There was also the message I was sending myself. In order to be 'good' I had to cover my body. The promise was that my body would remain covered by the religious garments twenty-four hours a day. They were not to be removed (there are exceptions). I had not fully realized until that moment that what I had internalized was that my body needed to stay hidden in order to be 'good.' That if my shoulders, stomach, or upper thighs, etc. were showing that I was not 'good.' In order to be in good standing with God I must cover my body. If my body was uncovered I was not in good standing with God and everyone knew it just by looking at me.

Clothing says a lot. We may think we're laid back and not caught up in trends. That may be true. Our clothing choices, whether intricate and labor intensive or sweats and a ponytail, still represent who we are to the world. Whether we want to admit it or not, we make judgements about people based on the way they choose to present themselves. People judge me based on the way I present myself. I've always known that and hated it, however, the true power of clothing did not resonate with me until that day.

I quickly got over my initial, "Am I naked in the right way," concerns and then focused my anxiety on not looking at anyone. Of course I was curious. I absolutely wanted to know what other women really look like. I did not want to be staring at everyone's vaginas and breasts though. I either looked at their foreheads, past them, or at the ground. I was so afraid of being a pervert that I intentionally made myself unapproachable. Again, I really hope you're laughing at this. I am.

The first couple of shots were everyone in a line with paper bags over our heads and then with masks on. No paint. Just our naked bodies. I did not get to talk to Paul Butler about why he had us do this. Someone mentioned that it was to take our faces away. Most of us are comfortable with our faces being beautiful, even if that means applying makeup daily. This way the focus was on our bodies. I loved the idea. What was amazing is that when those shots were done I had lost all inhibitions about being naked myself and everyone else being naked. From the moment the masks were taken away I rarely thought about accidentally staring someone in the vulva. I just was. They just were. Done. That easy.

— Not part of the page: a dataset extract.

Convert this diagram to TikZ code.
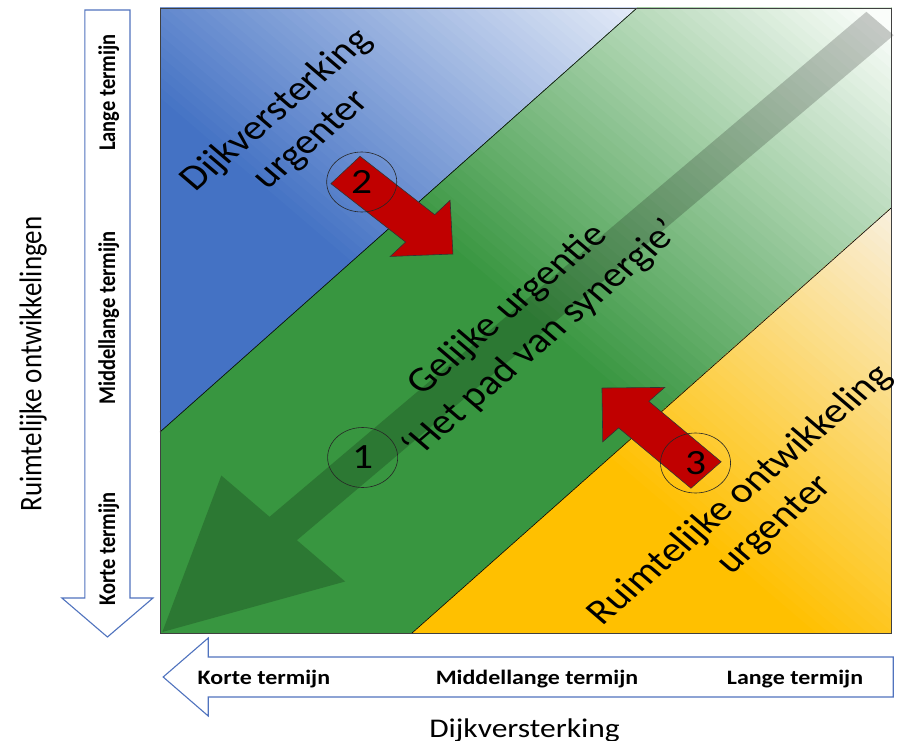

I caught glimpses of all kinds of bodies. Cellulite, scars, insulin pumps, bruises, bones, skinny bodies, fat bodies, short bodies, tall bodies. Bodies. That's all they were. Bodies. And then, they became more. They became people. As I talked to the women around me they became nurses, teachers, students, bankers, people. They were people. Simple, complex, people. By taking away the messages of their clothing people were able to tell me who they were without as many preconceived notions. Obviously there was still hair, makeup, tattoos, piercing, etc. Those are second nature to me. Maybe not to others but they can write their own blog post.

I walked away from this project counting down the days until the next one and wishing we could completely cut clothing out of our lives. The experience was freeing not only for my self image but for my feelings towards other's bodies. I then remembered that sweat and sitting are a major part of life and decided that I like clothing, I just wish we had more widely accepted opportunities to bare our bodies and learn to love the human form in all its varieties. I have a greater appreciation of women and their bodies. I finally saw for myself, on a bigger scale, that naked bodies aren't necessarily sexual. They can be if we want them to be. If we don't, they can simply be the fleshy vessel that our souls walk around in. They can even be art.